It is perhaps predictable that, at some point, private equity investors will start to broaden the categories of assets they seek to acquire. Some of the largest firms have already begun to invest in some assets beyond data centers, cell tower networks or optical fiber access networks.
Giant Blackstone has made some investments in software assets including artificial intelligence and cybersecurity, some might note. KKR likewise seems to have made some early steps to broaden beyond data centers and fiber networks, and into software.
Apollo Global Management likewise is making similar moves, as is Macquarie Infrastructure and Real Assets. The issue for many smaller funds and firms is that the expertise to conduct prospecting and due diligence in the newer areas requires expertise not presently onboard.

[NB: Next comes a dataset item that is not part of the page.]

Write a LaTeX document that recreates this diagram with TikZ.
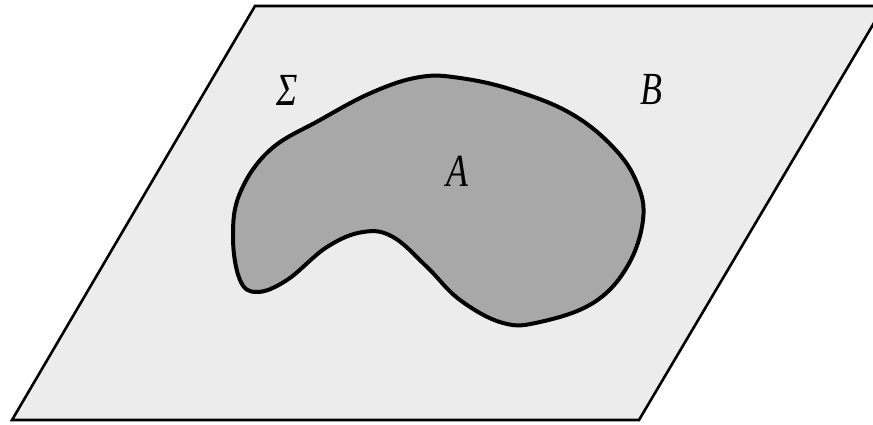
\documentclass[tikz,border=0pt]{standalone}
\usepackage{fontspec}
\newfontfamily\labelfont{Liberation Serif}[FakeStretch=0.78]
\definecolor{planefill}{gray}{0.925}
\definecolor{blobfill}{gray}{0.66}
\tikzset{
  plane/.style={draw=black, line width=2.6pt, fill=planefill, line join=miter},
  region/.style={draw=black, line width=4pt, fill=blobfill},
  lbl/.style={inner sep=0pt, font=\labelfont\itshape\fontsize{46}{46}\selectfont}
}
\begin{document}
\begin{tikzpicture}[x=1pt,y=-1pt]
\useasboundingbox (0,0) rectangle (873,424);
\clip (0,0) rectangle (873,424);
\draw[plane] (255,6) -- (884,6) -- (639,420) -- (12,420) -- cycle;
\draw[region] plot[smooth cycle, tension=0.65] coordinates {
  (420,77) (460,78) (513,90) (570,113) (613,147) (637,183) (643,220)
  (627,267) (593,303) (540,322) (503,323) (460,300) (427,267) (393,237)
  (363,232) (327,247) (287,280) (257,292) (240,280) (233,237) (240,193)
  (270,150) (320,120) (373,92)};
\node[lbl] (Sigma) at (287,90) {Σ};
\node[lbl] (B) at (651,90) {B};
\node[lbl] (A) at (457,171) {A};
\end{tikzpicture}
\end{document}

It also will be harder to find assets that offer the same predictable cash flow as the physical assets. But assets such as Intrado, which supports emergency calling capabilities, and was recently acquired by Stonepeak, provide an illustration.
Still, some investments arguably are more risky, from a predictable cash flow perspective.
Apollo Global Management, for example, recently took Intrado private, for example. Intrado is perhaps best known for supplying systems supporting emergency calling features and services. So the issue is how many more such franchises might be available in spaces adjacent to classic digital infra.
At first glance, that might be somewhat rare, though over time some quasi-franchises could develop in specialized operating systems, perhaps database management and likely security. Some might propose virtualization software used by connectivity providers as a possible future opportunity, once marketplace standardization happens.
Others might propose that dedicated internet access networks merit consideration, especially when provided by specialist firms. Content delivery networks are another possibility. And though most of the funding for artificial intelligence firms will come from venture capitalists, eventually some of those assets will mature to the point where PE gets interested.
Hedge funds arguably are more likely to take stakes in software or hardware firms than private equity. Elliott Management, properly a hedge fund, acquired Gigamon, a supplier of security products.
Firms that specialize in software deals also might be buyers of assets that could overlap with digital infra investors at some point. Coupa was acquired by Thoma Bravo, which specializes in software deals. Arguably most software investments are made by venture capital firms, at least for startups.
As a rule, the attraction includes the expectation that financial performance, and therefore asset value, can be enhanced by the private equity owners and managers. In some cases, perhaps nearly all cases, digital infra assets (which are a mix of data center, cell tower and access network assets) are valued more highly than operating businesses using their own infrastructure.
Also, firms that use platform business models (outside the connectivity businesses) also tend to have higher valuations than connectivity operating businesses. Since true platform business models are rare in the connectivity business, and tend, even when present, to represent only a smallish portion of total revenues, it remains unclear how valuations could develop.
But it might be reasonable to expect a further boost in valuation metrics of some magnitude.
Obviously, any such comparisons are suggestive, as ratios change based on other conditions such as the size of the firm, the geographies where it operates, firm growth rates, product mix and degree of competition in its markets.
That is why managed service firms in the connectivity industry, deemed to operate with higher or specialized value added, tend to earn higher valuation multiples, all other things being equal.